MTI invests in services after FY13 growth takes it past £30m
Storage and security player publishes upbeat numbers revealing big plans for cloud and services
MTI Technology grew turnover by almost a quarter and profit by more than 75 per cent during a stellar 2013 fiscal year in the UK.
Accounts recently filed with Companies House reveal that, for the year to 31 March 2013, the Surrey-based VAR grew UK turnover 23 per cent annually to a little over £32m. Operating profit soared 76.7 per cent to £1.1m, and net assets were also on the up, rising by almost £1m to stand at £3.9m at the year's end.
The accounts show that sales of products, services and consultancy all grew nicely during the year. Hardware and software sales rose 17.6 per cent year on year to £22.1m, while core maintenance services increased 23.7 per cent to £7.2m. Revenue from consulting and professional services was the biggest mover, spiking by 91.8 per cent to £2.7m.
The directors' report for the year cites the increase in the firm's services client base, alongside its new digs in Scotland, as key drivers for growth. Also helping the top line move along was the integration of security reseller GSS, which is now complete following its acquisition by MTI in 2011.
"The company has continued its programme to invest in the development of its managed services business and is making a significant investment in the growth of its cloud-based offerings," adds the report. "There is a strong belief that the company will continue to see gross profit margin growth in the fiscal year 2013/14.
"However, due to the cost of the investments being made in the managed services and cloud-based offerings, we do not anticipate similar levels of profit growth.
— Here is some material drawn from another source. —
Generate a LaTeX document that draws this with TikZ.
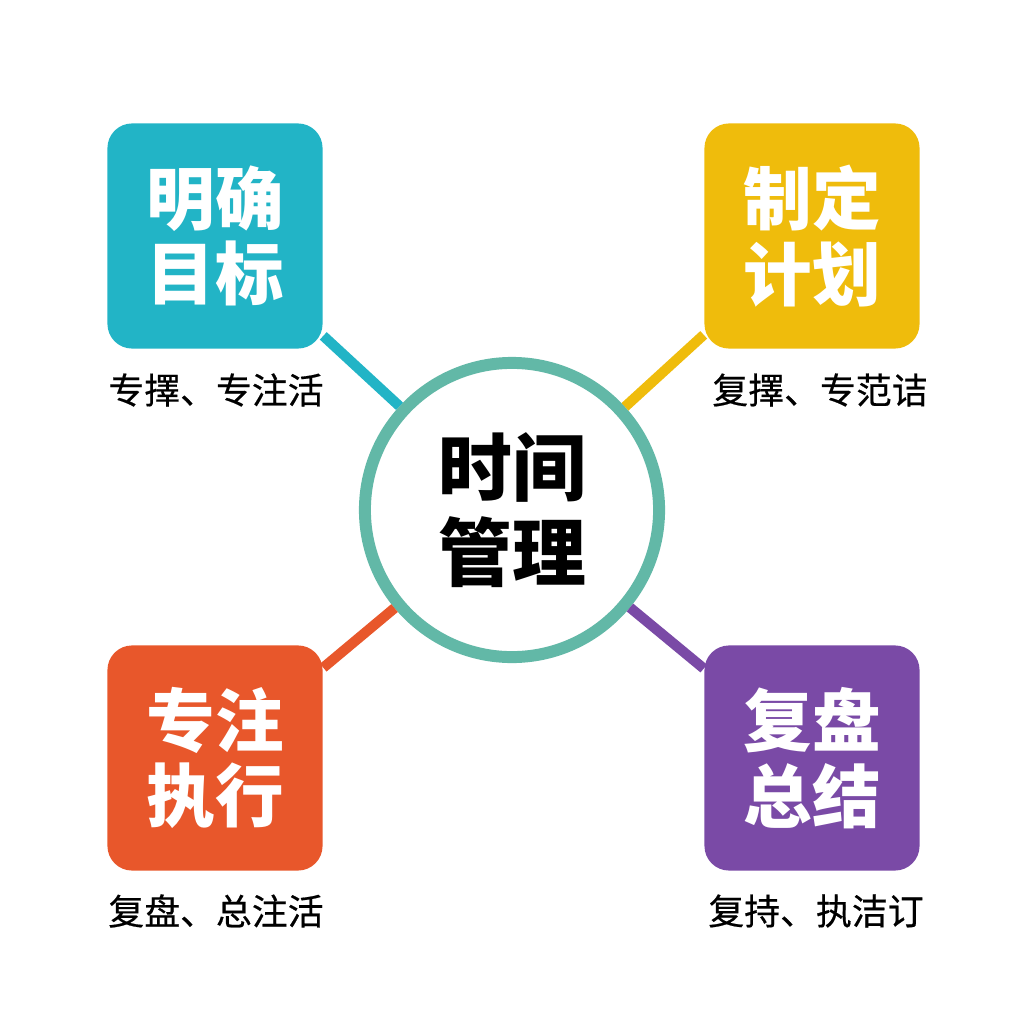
\documentclass[tikz,border=0pt]{standalone}
\usepackage{fontspec}
\usepackage{tikz}
\usepackage{xcolor}
\usetikzlibrary{positioning}
\newfontfamily\cjk{Noto Sans CJK SC}
\newfontfamily\cjknote[FakeBold=0.5]{Noto Sans CJK SC}
\definecolor{goalc}{HTML}{22B4C6}
\definecolor{planc}{HTML}{EFBC0C}
\definecolor{doc}{HTML}{E8572B}
\definecolor{revc}{HTML}{7A4AA6}
\definecolor{hubc}{HTML}{62B8A7}
\tikzset{tmbox/.style={rounded corners=7pt, minimum width=2.15cm, minimum height=2.25cm,
    inner sep=0pt, align=center, text=white, font=\cjk\bfseries\fontsize{19.5}{21.5}\selectfont}}
\tikzset{tmnote/.style={inner sep=0pt, font=\cjknote\fontsize{10.2}{12}\selectfont}}
\tikzset{tmlink/.style={line width=2.9pt}}

\begin{document}
\begin{tikzpicture}[x=0.01cm, y=-0.01cm]
                        % pixel grid of the reference, origin top left
                        \useasboundingbox (0, 0) rectangle (1024, 1024);
                        \node[circle, draw=hubc, line width=3.4pt, fill=white, minimum size=2.94cm,
                            inner sep=0pt, align=center, font=\cjk\bfseries\fontsize{21}{24.2}\selectfont]
                            (hub) at (512, 510) {时间\\管理};
                        \node[tmbox, fill=goalc] (goal) at (215, 236) {明确\\目标};
                        \node[tmbox, fill=planc] (plan) at (812, 236) {制定\\计划};
                        \node[tmbox, fill=doc] (exec) at (215, 758) {专注\\执行};
                        \node[tmbox, fill=revc] (review) at (812, 758) {复盘\\总结};
                        \node[tmnote] (goaln) at (216, 390) {专擇、专注活};
                        \node[tmnote] (plann) at (820, 390) {复擇、专范诘};
                        \node[tmnote] (execn) at (216, 911) {复盘、总注活};
                        \node[tmnote] (reviewn) at (816, 911) {复持、执洁订};

                        \draw
                        (goal) edge[tmlink, goalc] (hub)
                        (plan) edge[tmlink, planc] (hub)
                        (exec) edge[tmlink, doc] (hub)
                        (review) edge[tmlink, revc] (hub);
                    \end{tikzpicture}
\end{document}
We believe these investments are important for the longer-term growth of the business and will manifest themselves from 2014 onwards."
In August MTI revealed it was also ploughing a seven-figure sum into its security business, including expanding into a number of mainland European countries. The investment in organic expansion comes after the reseller concluded there were currently no suitable targets for further acquisitions, although another M&A play has not been ruled out for the future.